[Start Data provided]

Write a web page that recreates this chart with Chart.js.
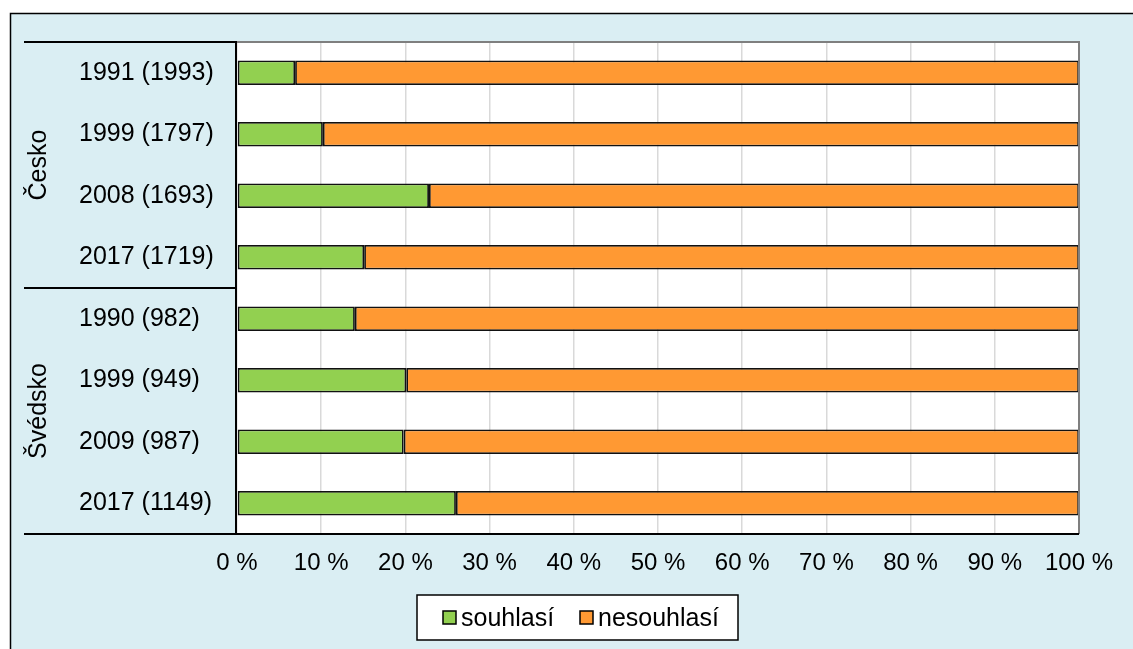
<!DOCTYPE html>
<html lang="cs">
<head>
<meta charset="utf-8">
<title>souhlasí / nesouhlasí</title>
<script src="https://cdn.jsdelivr.net/npm/chart.js@4"></script>
<style>
  html, body { margin: 0; padding: 0; background: #fff; overflow: hidden; }
  canvas { display: block; }
</style>
</head>
<body>
<canvas id="chart" width="1133" height="649"></canvas>
<script>
// --- data ---
const categories = ['1991 (1993)', '1999 (1797)', '2008 (1693)', '2017 (1719)',
                    '1990 (982)', '1999 (949)', '2009 (987)', '2017 (1149)'];
const groups = ['Česko', 'Švédsko'];
const groupSizes = [4, 4];
const souhlasi = [6.9, 10.2, 22.8, 15.1, 14.0, 20.1, 19.8, 26.0];
const nesouhlasi = [93.1, 89.8, 77.2, 84.9, 86.0, 79.9, 80.2, 74.0];
const xTicks = [0, 10, 20, 30, 40, 50, 60, 70, 80, 90, 100];

const FONT = "'Liberation Sans', Arial, sans-serif";
const BG = '#DAEEF3';

// --- background, plot box, separators, group labels, legend ---
const frame = {
    id: 'frame',
    beforeDraw(chart) {
        const { ctx, chartArea: a } = chart;
        ctx.save();
        ctx.fillStyle = '#fff';
        ctx.fillRect(0, 0, chart.width, chart.height);
        ctx.fillStyle = BG;
        ctx.fillRect(10, 13, chart.width, chart.height);
        ctx.strokeStyle = '#000';
        ctx.lineWidth = 1.5;
        ctx.beginPath();
        ctx.moveTo(10.5, chart.height + 5);
        ctx.lineTo(10.5, 13.5);
        ctx.lineTo(chart.width + 5, 13.5);
        ctx.stroke();
        ctx.fillStyle = '#fff';
        ctx.fillRect(a.left, a.top, a.right - a.left, a.bottom - a.top);
        ctx.restore();
    },
    afterDatasetsDraw(chart) {
        const { ctx, chartArea: a, scales: { y } } = chart;
        ctx.save();
        // plot border top / right
        ctx.strokeStyle = '#7f7f7f';
        ctx.lineWidth = 2;
        ctx.beginPath();
        ctx.moveTo(a.left, a.top);
        ctx.lineTo(a.right, a.top);
        ctx.lineTo(a.right, a.bottom);
        ctx.stroke();

        // category axis line and group separators
        ctx.strokeStyle = '#000';
        ctx.lineWidth = 2;
        ctx.beginPath();
        ctx.moveTo(a.left - 1, a.top);
        ctx.lineTo(a.left - 1, a.bottom);
        ctx.stroke();

        const leftX = 24;
        ctx.beginPath();
        ctx.moveTo(leftX, a.top);
        ctx.lineTo(a.left, a.top);
        ctx.moveTo(leftX, a.bottom);
        ctx.lineTo(a.right, a.bottom);
        let start = 0;
        const centers = [];
        groupSizes.forEach((n, i) => {
            const first = y.getPixelForValue(start);
            const last = y.getPixelForValue(start + n - 1);
            centers.push((first + last) / 2);
            if (i < groupSizes.length - 1) {
                const sep = (last + y.getPixelForValue(start + n)) / 2;
                ctx.moveTo(leftX, sep);
                ctx.lineTo(a.left, sep);
            }
            start += n;
        });
        ctx.stroke();

        // group labels (rotated)
        ctx.fillStyle = '#000';
        ctx.font = '25px ' + FONT;
        ctx.textAlign = 'center';
        ctx.textBaseline = 'middle';
        groups.forEach((g, i) => {
            ctx.save();
            ctx.translate(39, centers[i]);
            ctx.rotate(-Math.PI / 2);
            ctx.fillText(g, 0, 0);
            ctx.restore();
        });
        ctx.restore();
    },
    afterDraw(chart) {
        const { ctx } = chart;
        ctx.save();
        // legend box
        ctx.fillStyle = '#fff';
        ctx.fillRect(417, 595, 321, 45);
        ctx.strokeStyle = '#000';
        ctx.lineWidth = 1.5;
        ctx.strokeRect(417, 595, 321, 45);
        ctx.font = '25px ' + FONT;
        ctx.textBaseline = 'middle';
        ctx.textAlign = 'left';
        const itemX = [443, 580];
        chart.data.datasets.forEach((ds, i) => {
            ctx.fillStyle = ds.backgroundColor;
            ctx.fillRect(itemX[i], 611, 13, 13);
            ctx.lineWidth = 1.5;
            ctx.strokeStyle = '#000';
            ctx.strokeRect(itemX[i], 611, 13, 13);
            ctx.fillStyle = '#000';
            ctx.fillText(ds.label, itemX[i] + 18, 619);
        });
        ctx.restore();
    }
};

new Chart(document.getElementById('chart'), {
    type: 'bar',
    data: {
        labels: categories,
        datasets: [
            { label: 'souhlasí', data: souhlasi, backgroundColor: '#92D050',
              borderColor: '#111', borderWidth: 1.8, borderSkipped: false },
            { label: 'nesouhlasí', data: nesouhlasi, backgroundColor: '#FF9933',
              borderColor: '#111', borderWidth: 1.8, borderSkipped: false }
        ]
    },
    options: {
        indexAxis: 'y',
        responsive: false,
        animation: false,
        barPercentage: 0.4,
        categoryPercentage: 1,
        layout: { padding: { left: 79, right: 54, top: 42, bottom: 0 } },
        plugins: { legend: { display: false }, tooltip: { enabled: false } },
        scales: {
            x: {
                stacked: true,
                min: 0, max: 100,
                afterBuildTicks: s => { s.ticks = xTicks.map(v => ({ value: v })); },
                afterFit: s => { s.height = 115; },
                ticks: {
                    callback: v => v + ' %',
                    color: '#000',
                    font: { family: FONT, size: 24 },
                    padding: 15,
                    maxRotation: 0
                },
                grid: { color: '#D9D9D9', lineWidth: 1.5, drawTicks: false },
                border: { display: false }
            },
            y: {
                stacked: true,
                afterFit: s => { s.width = 158; },
                ticks: {
                    crossAlign: 'far',
                    color: '#000',
                    font: { family: FONT, size: 25 }
                },
                grid: { display: false, drawTicks: false },
                border: { display: false }
            }
        }
    },
    plugins: [frame]
});
</script>
</body>
</html>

[End Data provided]

Transcribe the full listing character for character. Pictures are excluded.

▸ **Solution**
Write a web page that recreates this chart with Chart.js.
<!DOCTYPE html>
<html lang="cs">
<head>
<meta charset="utf-8">
<title>souhlasí / nesouhlasí</title>
<script src="https://cdn.jsdelivr.net/npm/chart.js@4"></script>
<style>
  html, body { margin: 0; padding: 0; background: #fff; overflow: hidden; }
  canvas { display: block; }
</style>
</head>
<body>
<canvas id="chart" width="1133" height="649"></canvas>
<script>
// --- data ---
const categories = ['1991 (1993)', '1999 (1797)', '2008 (1693)', '2017 (1719)',
                    '1990 (982)', '1999 (949)', '2009 (987)', '2017 (1149)'];
const groups = ['Česko', 'Švédsko'];
const groupSizes = [4, 4];
const souhlasi = [6.9, 10.2, 22.8, 15.1, 14.0, 20.1, 19.8, 26.0];
const nesouhlasi = [93.1, 89.8, 77.2, 84.9, 86.0, 79.9, 80.2, 74.0];
const xTicks = [0, 10, 20, 30, 40, 50, 60, 70, 80, 90, 100];

const FONT = "'Liberation Sans', Arial, sans-serif";
const BG = '#DAEEF3';

// --- background, plot box, separators, group labels, legend ---
const frame = {
    id: 'frame',
    beforeDraw(chart) {
        const { ctx, chartArea: a } = chart;
        ctx.save();
        ctx.fillStyle = '#fff';
        ctx.fillRect(0, 0, chart.width, chart.height);
        ctx.fillStyle = BG;
        ctx.fillRect(10, 13, chart.width, chart.height);
        ctx.strokeStyle = '#000';
        ctx.lineWidth = 1.5;
        ctx.beginPath();
        ctx.moveTo(10.5, chart.height + 5);
        ctx.lineTo(10.5, 13.5);
        ctx.lineTo(chart.width + 5, 13.5);
        ctx.stroke();
        ctx.fillStyle = '#fff';
        ctx.fillRect(a.left, a.top, a.right - a.left, a.bottom - a.top);
        ctx.restore();
    },
    afterDatasetsDraw(chart) {
        const { ctx, chartArea: a, scales: { y } } = chart;
        ctx.save();
        // plot border top / right
        ctx.strokeStyle = '#7f7f7f';
        ctx.lineWidth = 2;
        ctx.beginPath();
        ctx.moveTo(a.left, a.top);
        ctx.lineTo(a.right, a.top);
        ctx.lineTo(a.right, a.bottom);
        ctx.stroke();

        // category axis line and group separators
        ctx.strokeStyle = '#000';
        ctx.lineWidth = 2;
        ctx.beginPath();
        ctx.moveTo(a.left - 1, a.top);
        ctx.lineTo(a.left - 1, a.bottom);
        ctx.stroke();

        const leftX = 24;
        ctx.beginPath();
        ctx.moveTo(leftX, a.top);
        ctx.lineTo(a.left, a.top);
        ctx.moveTo(leftX, a.bottom);
        ctx.lineTo(a.right, a.bottom);
        let start = 0;
        const centers = [];
        groupSizes.forEach((n, i) => {
            const first = y.getPixelForValue(start);
            const last = y.getPixelForValue(start + n - 1);
            centers.push((first + last) / 2);
            if (i < groupSizes.length - 1) {
                const sep = (last + y.getPixelForValue(start + n)) / 2;
                ctx.moveTo(leftX, sep);
                ctx.lineTo(a.left, sep);
            }
            start += n;
        });
        ctx.stroke();

        // group labels (rotated)
        ctx.fillStyle = '#000';
        ctx.font = '25px ' + FONT;
        ctx.textAlign = 'center';
        ctx.textBaseline = 'middle';
        groups.forEach((g, i) => {
            ctx.save();
            ctx.translate(39, centers[i]);
            ctx.rotate(-Math.PI / 2);
            ctx.fillText(g, 0, 0);
            ctx.restore();
        });
        ctx.restore();
    },
    afterDraw(chart) {
        const { ctx } = chart;
        ctx.save();
        // legend box
        ctx.fillStyle = '#fff';
        ctx.fillRect(417, 595, 321, 45);
        ctx.strokeStyle = '#000';
        ctx.lineWidth = 1.5;
        ctx.strokeRect(417, 595, 321, 45);
        ctx.font = '25px ' + FONT;
        ctx.textBaseline = 'middle';
        ctx.textAlign = 'left';
        const itemX = [443, 580];
        chart.data.datasets.forEach((ds, i) => {
            ctx.fillStyle = ds.backgroundColor;
            ctx.fillRect(itemX[i], 611, 13, 13);
            ctx.lineWidth = 1.5;
            ctx.strokeStyle = '#000';
            ctx.strokeRect(itemX[i], 611, 13, 13);
            ctx.fillStyle = '#000';
            ctx.fillText(ds.label, itemX[i] + 18, 619);
        });
        ctx.restore();
    }
};

new Chart(document.getElementById('chart'), {
    type: 'bar',
    data: {
        labels: categories,
        datasets: [
            { label: 'souhlasí', data: souhlasi, backgroundColor: '#92D050',
              borderColor: '#111', borderWidth: 1.8, borderSkipped: false },
            { label: 'nesouhlasí', data: nesouhlasi, backgroundColor: '#FF9933',
              borderColor: '#111', borderWidth: 1.8, borderSkipped: false }
        ]
    },
    options: {
        indexAxis: 'y',
        responsive: false,
        animation: false,
        barPercentage: 0.4,
        categoryPercentage: 1,
        layout: { padding: { left: 79, right: 54, top: 42, bottom: 0 } },
        plugins: { legend: { display: false }, tooltip: { enabled: false } },
        scales: {
            x: {
                stacked: true,
                min: 0, max: 100,
                afterBuildTicks: s => { s.ticks = xTicks.map(v => ({ value: v })); },
                afterFit: s => { s.height = 115; },
                ticks: {
                    callback: v => v + ' %',
                    color: '#000',
                    font: { family: FONT, size: 24 },
                    padding: 15,
                    maxRotation: 0
                },
                grid: { color: '#D9D9D9', lineWidth: 1.5, drawTicks: false },
                border: { display: false }
            },
            y: {
                stacked: true,
                afterFit: s => { s.width = 158; },
                ticks: {
                    crossAlign: 'far',
                    color: '#000',
                    font: { family: FONT, size: 25 }
                },
                grid: { display: false, drawTicks: false },
                border: { display: false }
            }
        }
    },
    plugins: [frame]
});
</script>
</body>
</html>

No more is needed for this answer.